Just downstream from Neuburg there is a large nature reserve- mostly woodland, but with open heath areas too. I spent the morning here, aimlessly cycling along paths deep inside the nature reserve. At one stage the track narrowed to just a dirt track along a river channel, so I definitely got off the beaten track. Met a photographer here who looked like quiteness and seclusion were what he was most seeking, but while he did tell me kindly that he was trying to photograph wildlfe, I suspect my trundling through his demesne at that time disturbed hours of precious set up time.
In one open area, called the Jeckl-Brenne biotope, I spent some time searching out butterflies. There were plenty of marble whites, map and dark-green fritillary, as well as the usual whites, blues and peacock. Was delight to see (and identify) short-tailed blue butterfly, a new species for me.
I stopped for a break and while sitting there I saw both black and great-spotted woodpecker and was serenaded by a golden oriel, nightengale and cuckoo.

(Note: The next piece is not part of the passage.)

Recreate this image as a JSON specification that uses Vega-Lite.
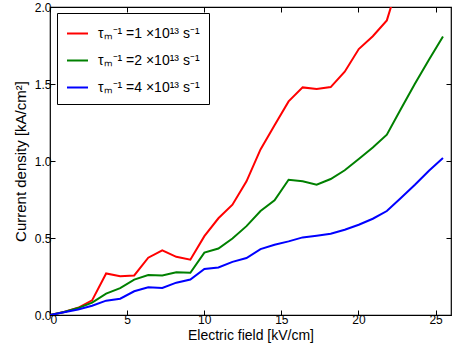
{
  "$schema": "https://vega.github.io/schema/vega-lite/v6.json",
  "width": 401,
  "height": 308,
  "autosize": {"type": "none"},
  "padding": {"left": 50, "top": 7, "right": 6, "bottom": 40},
  "background": "white",
  "config": {
    "view": {"stroke": "black", "strokeWidth": 1.2},
    "font": "Liberation Sans",
    "axis": {
      "domain": false,
      "grid": false,
      "tickColor": "black",
      "tickSize": -5,
      "labelFont": "Liberation Sans",
      "labelFontSize": 12,
      "labelColor": "black",
      "titleFont": "Liberation Sans",
      "titleFontSize": 14,
      "titleFontWeight": "normal",
      "titleColor": "black"
    }
  },
  "data": {
    "values": [
      {"E": 0, "J": 0.0, "s": "r"}, {"E": 0.91, "J": 0.02, "s": "r"}, {"E": 1.82, "J": 0.047, "s": "r"}, {"E": 2.73, "J": 0.095, "s": "r"},
      {"E": 3.64, "J": 0.27, "s": "r"}, {"E": 4.55, "J": 0.252, "s": "r"}, {"E": 5.46, "J": 0.257, "s": "r"}, {"E": 6.37, "J": 0.372, "s": "r"},
      {"E": 7.28, "J": 0.42, "s": "r"}, {"E": 8.19, "J": 0.378, "s": "r"}, {"E": 9.1, "J": 0.359, "s": "r"}, {"E": 10.01, "J": 0.512, "s": "r"},
      {"E": 10.92, "J": 0.628, "s": "r"}, {"E": 11.83, "J": 0.716, "s": "r"}, {"E": 12.74, "J": 0.868, "s": "r"}, {"E": 13.65, "J": 1.075, "s": "r"},
      {"E": 14.56, "J": 1.232, "s": "r"}, {"E": 15.47, "J": 1.387, "s": "r"}, {"E": 16.38, "J": 1.478, "s": "r"}, {"E": 17.29, "J": 1.467, "s": "r"},
      {"E": 18.2, "J": 1.48, "s": "r"}, {"E": 19.11, "J": 1.58, "s": "r"}, {"E": 20.02, "J": 1.727, "s": "r"}, {"E": 20.93, "J": 1.81, "s": "r"},
      {"E": 21.84, "J": 1.913, "s": "r"}, {"E": 22.75, "J": 2.21, "s": "r"},
      {"E": 0, "J": 0.0, "s": "g"}, {"E": 0.91, "J": 0.02, "s": "g"}, {"E": 1.82, "J": 0.045, "s": "g"}, {"E": 2.73, "J": 0.08, "s": "g"},
      {"E": 3.64, "J": 0.139, "s": "g"}, {"E": 4.55, "J": 0.174, "s": "g"}, {"E": 5.46, "J": 0.23, "s": "g"}, {"E": 6.37, "J": 0.26, "s": "g"},
      {"E": 7.28, "J": 0.257, "s": "g"}, {"E": 8.19, "J": 0.278, "s": "g"}, {"E": 9.1, "J": 0.274, "s": "g"}, {"E": 10.01, "J": 0.405, "s": "g"},
      {"E": 10.92, "J": 0.432, "s": "g"}, {"E": 11.83, "J": 0.497, "s": "g"}, {"E": 12.74, "J": 0.577, "s": "g"}, {"E": 13.65, "J": 0.675, "s": "g"},
      {"E": 14.56, "J": 0.745, "s": "g"}, {"E": 15.47, "J": 0.878, "s": "g"}, {"E": 16.38, "J": 0.868, "s": "g"}, {"E": 17.29, "J": 0.846, "s": "g"},
      {"E": 18.2, "J": 0.883, "s": "g"}, {"E": 19.11, "J": 0.94, "s": "g"}, {"E": 20.02, "J": 1.013, "s": "g"}, {"E": 20.93, "J": 1.088, "s": "g"},
      {"E": 21.84, "J": 1.171, "s": "g"}, {"E": 22.75, "J": 1.338, "s": "g"}, {"E": 23.66, "J": 1.502, "s": "g"}, {"E": 24.57, "J": 1.658, "s": "g"},
      {"E": 25.48, "J": 1.809, "s": "g"},
      {"E": 0, "J": 0.0, "s": "b"}, {"E": 0.91, "J": 0.018, "s": "b"}, {"E": 1.82, "J": 0.036, "s": "b"}, {"E": 2.73, "J": 0.06, "s": "b"},
      {"E": 3.64, "J": 0.093, "s": "b"}, {"E": 4.55, "J": 0.106, "s": "b"}, {"E": 5.46, "J": 0.154, "s": "b"}, {"E": 6.37, "J": 0.18, "s": "b"},
      {"E": 7.28, "J": 0.176, "s": "b"}, {"E": 8.19, "J": 0.21, "s": "b"}, {"E": 9.1, "J": 0.23, "s": "b"}, {"E": 10.01, "J": 0.299, "s": "b"},
      {"E": 10.92, "J": 0.309, "s": "b"}, {"E": 11.83, "J": 0.345, "s": "b"}, {"E": 12.74, "J": 0.37, "s": "b"}, {"E": 13.65, "J": 0.428, "s": "b"},
      {"E": 14.56, "J": 0.456, "s": "b"}, {"E": 15.47, "J": 0.478, "s": "b"}, {"E": 16.38, "J": 0.504, "s": "b"}, {"E": 17.29, "J": 0.515, "s": "b"},
      {"E": 18.2, "J": 0.528, "s": "b"}, {"E": 19.11, "J": 0.554, "s": "b"}, {"E": 20.02, "J": 0.586, "s": "b"}, {"E": 20.93, "J": 0.625, "s": "b"},
      {"E": 21.84, "J": 0.675, "s": "b"}, {"E": 22.75, "J": 0.76, "s": "b"}, {"E": 23.66, "J": 0.846, "s": "b"}, {"E": 24.57, "J": 0.937, "s": "b"},
      {"E": 25.48, "J": 1.019, "s": "b"}
    ]
  },
  "resolve": {"axis": {"x": "independent", "y": "independent"}},
  "layer": [
    {
      "mark": {"type": "line", "strokeWidth": 2, "clip": true},
      "encoding": {
        "x": {"field": "E", "type": "quantitative", "scale": {"domain": [0, 26], "nice": false},
              "axis": {"values": [0, 5, 10, 15, 20, 25], "title": "Electric field [kV/cm]", "labelPadding": 4, "titlePadding": 3}},
        "y": {"field": "J", "type": "quantitative", "scale": {"domain": [0, 2], "nice": false},
              "axis": {"values": [0, 0.5, 1, 1.5, 2], "format": ".1f", "title": "Current density [kA/cm²]", "labelPadding": 4, "titlePadding": 6, "titleFontSize": 15}},
        "color": {
          "field": "s", "type": "nominal",
          "scale": {"domain": ["r", "g", "b"], "range": ["#ff0000", "#008000", "#0000ff"]},
          "legend": {
            "title": null,
            "orient": "none",
            "legendX": 7,
            "legendY": 6,
            "labelExpr": "datum.value == 'r' ? 'τₘ⁻¹ =1 ×10¹³ s⁻¹' : datum.value == 'g' ? 'τₘ⁻¹ =2 ×10¹³ s⁻¹' : 'τₘ⁻¹ =4 ×10¹³ s⁻¹'",
            "symbolType": "stroke",
            "symbolStrokeWidth": 2,
            "symbolSize": 441,
            "labelFont": "Liberation Sans",
            "labelFontSize": 14,
            "labelColor": "black",
            "labelOffset": 9,
            "rowPadding": 8,
            "padding": 9,
            "strokeColor": "black",
            "fillColor": "white",
            "labelLimit": 200
          }
        }
      }
    },
    {
      "mark": {"type": "line", "opacity": 0},
      "encoding": {
        "x": {"field": "E", "type": "quantitative", "scale": {"domain": [0, 26], "nice": false},
              "axis": {"orient": "top", "values": [0, 5, 10, 15, 20, 25], "labels": false, "title": null}},
        "y": {"field": "J", "type": "quantitative", "scale": {"domain": [0, 2], "nice": false},
              "axis": {"orient": "right", "values": [0, 0.5, 1, 1.5, 2], "labels": false, "title": null}},
        "detail": {"field": "s"}
      }
    }
  ]
}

In the afternoon much of my route took me along the top of the flood dyke constructed often as part of the dam network. At this point much of the Danube has massive dams every so often, giving you a sense of just how important it is for electricity generation. The dykes are great for they give you a great view of the river and the surrounding landscape. The sloping banks are also well drained and full of wildflowers, so there is always something to see. A constant companion is the Banded Demoiselle – they are everywhere within flight of the river. I did have my first encounter with a snake as it slid away in front of my bike – I know I should cherish all wildlife equally, but I really would perfer not to get too up close a personal with them. I also got a bit too close to a young family of greylag goose and the parents let me know in no uncertain terms to feck off and leave them alone.
The higlight of the afternoon’s trip was a short boat trip down the Donaudurchbruch, where the river flows through a rugged gorge with no road. This provided great views of the gorge, while eating a currywurst mit pommes! And it was an effortless way to get to Kelheim.
I decided to continue to Regensburg for the evening, another 30km or so, to get to the nearest camping site. Regensburg is familiar territory for me, for I spent a week here learning German shortly after I got married, so that I could understand my new in-laws. Actually, so that I could speak to my in-laws; as anyone will tell you, you need to be equipped with more than a common language to understand in-laws!
Had covered 119km by the time I rolled into Camping-AZUR that evening.